Y is for YIN/YANG. YIN/YANG is an ancient Oriental concept. Because it is very ancient, it is automatically considered to be very profound by New Age People. There's nothing like ancient wisdom to impress the hell out of New Age People, and Yin/Yang is about as ancient as wisdom can get. Yin/Yang means that everything has its opposite within it. Every Yin has a little Yang inside, and every Yang contains a little Yin. What this means to New Age People is that everything that seems one way is really kind of the other way too. And that opposites aren't really opposed because in some way they're already like their opposition. Therefore, since nothing is really what it seems -- and generally more like what it doesn't seem -- there's not much sense in worrying about anything because it's not what we thought it was anyhow. Don't you find this ancient wisdom reassuring? We'll bet your life’s starting to feel enriched already.

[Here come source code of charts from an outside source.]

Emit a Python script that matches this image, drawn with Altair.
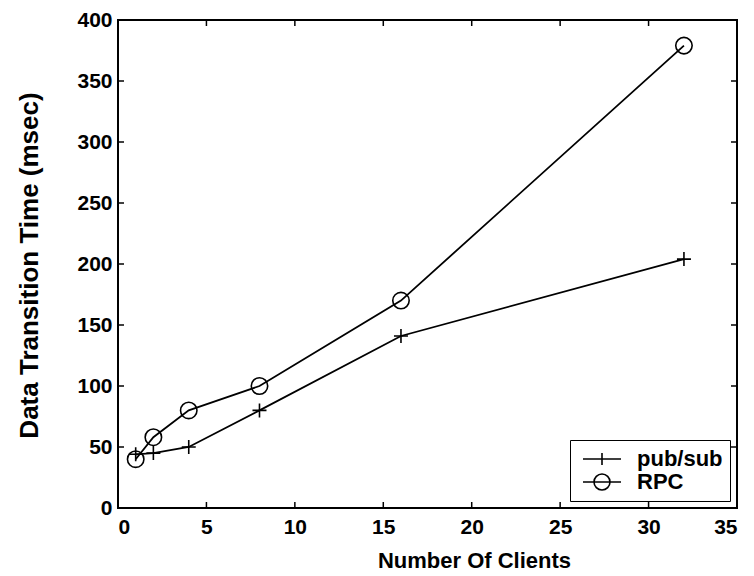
import altair as alt
import pandas as pd

clients = [1, 2, 4, 8, 16, 32]
pubsub = [44, 45, 50, 80, 141, 204]
rpc = [40, 58, 80, 100, 170, 379]
series_names = ["pub/sub", "RPC"]
x_ticks = [0, 5, 10, 15, 20, 25, 30, 35]
y_ticks = [0, 50, 100, 150, 200, 250, 300, 350, 400]

df = pd.DataFrame({
    "clients": clients + clients,
    "time": pubsub + rpc,
    "series": [series_names[0]] * len(clients) + [series_names[1]] * len(clients),
})
xt = pd.DataFrame({"clients": x_ticks})
yt = pd.DataFrame({"time": y_ticks})

W, H = 619, 488
TK = 6
FONT = "Liberation Sans"
PLUS = "M-1,0L1,0M0,-1L0,1"
LEG_PLUS = "M-1.727,0L1.727,0M0,-0.545L0,0.545"
LEG_CIRC = ("M-1.727,0L1.727,0M0.727,0A0.727,0.727 0 1,1 -0.727,0"
            "A0.727,0.727 0 1,1 0.727,0")

xs = alt.Scale(domain=[0, 35], nice=False, zero=False)
ys = alt.Scale(domain=[0, 400], nice=False)

x_axis = alt.Axis(
    values=x_ticks, ticks=False, domain=False, grid=False,
    labelPadding=8, title="Number Of Clients",
    titleX=356, titleY=52, titleBaseline="middle", titleAlign="center")
y_axis = alt.Axis(
    values=y_ticks, ticks=False, domain=False, grid=False,
    labelPadding=6, title="Data Transition Time (msec)", titleFontSize=26,
    titleX=-89, titleY=H / 2 + 1, titleBaseline="middle", titleAlign="center",
    titleAngle=270)

x_main = alt.X("clients:Q", scale=xs, axis=x_axis)
y_main = alt.Y("time:Q", scale=ys, axis=y_axis)

base = alt.Chart(df)

lines = base.mark_line(color="black", strokeWidth=1.8).encode(
    x=x_main, y=y_main, detail="series:N")

pts_pub = base.transform_filter(alt.datum.series == series_names[0]).mark_point(
    shape=PLUS, size=196, color="black", filled=False, strokeWidth=1.6, opacity=1
).encode(x=x_main, y=y_main)

pts_rpc = base.transform_filter(alt.datum.series == series_names[1]).mark_point(
    shape="circle", size=270, color="black", filled=False, strokeWidth=1.6, opacity=1
).encode(x=x_main, y=y_main)

# inward tick marks on all four sides, placed through the scales
tick_style = dict(color="black", strokeWidth=1.5)
t_bottom = alt.Chart(xt).mark_rule(**tick_style).encode(x=x_main, y=alt.value(H), y2=alt.value(H - TK))
t_top = alt.Chart(xt).mark_rule(**tick_style).encode(x=x_main, y=alt.value(0), y2=alt.value(TK))
t_left = alt.Chart(yt).mark_rule(**tick_style).encode(y=y_main, x=alt.value(0), x2=alt.value(TK))
t_right = alt.Chart(yt).mark_rule(**tick_style).encode(y=y_main, x=alt.value(W), x2=alt.value(W - TK))

legend_layer = base.transform_filter("false").mark_point(
    filled=False, size=484, strokeWidth=1.6, color="black", opacity=1
).encode(
    x=x_main, y=y_main,
    shape=alt.Shape("series:N",
                    scale=alt.Scale(domain=series_names, range=[LEG_PLUS, LEG_CIRC]),
                    legend=alt.Legend(
                        title=None, orient="bottom-right", offset=7,
                        strokeColor="black", fillColor="white", padding=7,
                        labelFont=FONT, labelFontSize=22, labelFontWeight="bold",
                        labelColor="black", labelOffset=23, symbolOffset=13,
                        symbolSize=484, symbolStrokeWidth=1.6,
                        symbolStrokeColor="black", symbolFillColor="transparent",
                        rowPadding=0, cornerRadius=0)),
)

chart = alt.layer(
    lines, pts_pub, pts_rpc, t_bottom, t_top, t_left, t_right, legend_layer
).properties(
    width=W, height=H, autosize="none",
    padding={"left": 110, "top": 12, "right": 9, "bottom": 64},
    background="white",
).configure_view(
    stroke="black", strokeWidth=2
).configure_axis(
    labelFont=FONT, labelFontSize=21, labelFontWeight="bold", labelColor="black",
    titleFont=FONT, titleFontSize=22, titleFontWeight="bold", titleColor="black",
)

chart.save("out.html", embed_options={"renderer": "svg", "actions": False})
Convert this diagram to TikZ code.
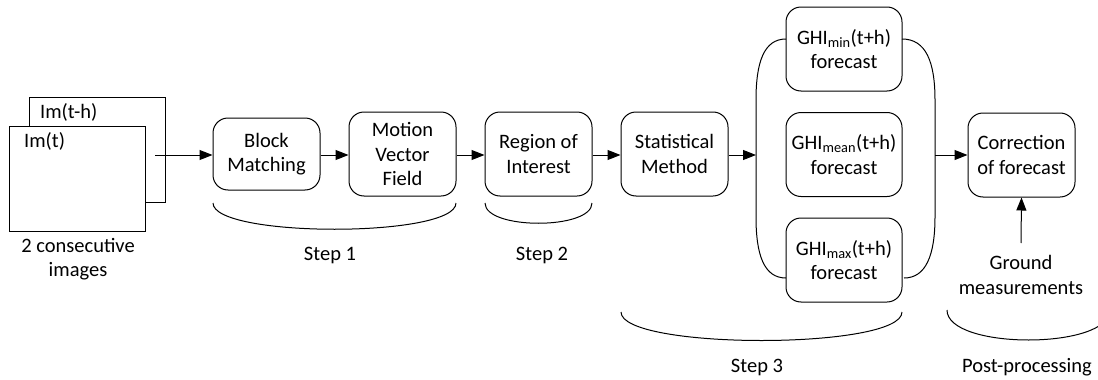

Z is for ZEN. ZEN is everything. It is the indefinable made manifest. (Or is it the manifest made indefinable? Zen can be very confusing.) Anyway, in addition to being everything, Zen is also nothing. Therefore it is not necessary to do Zen. Nevertheless, there are special places called Zen monasteries where people do Zen, which of course they were already doing even when they weren't doing Zen.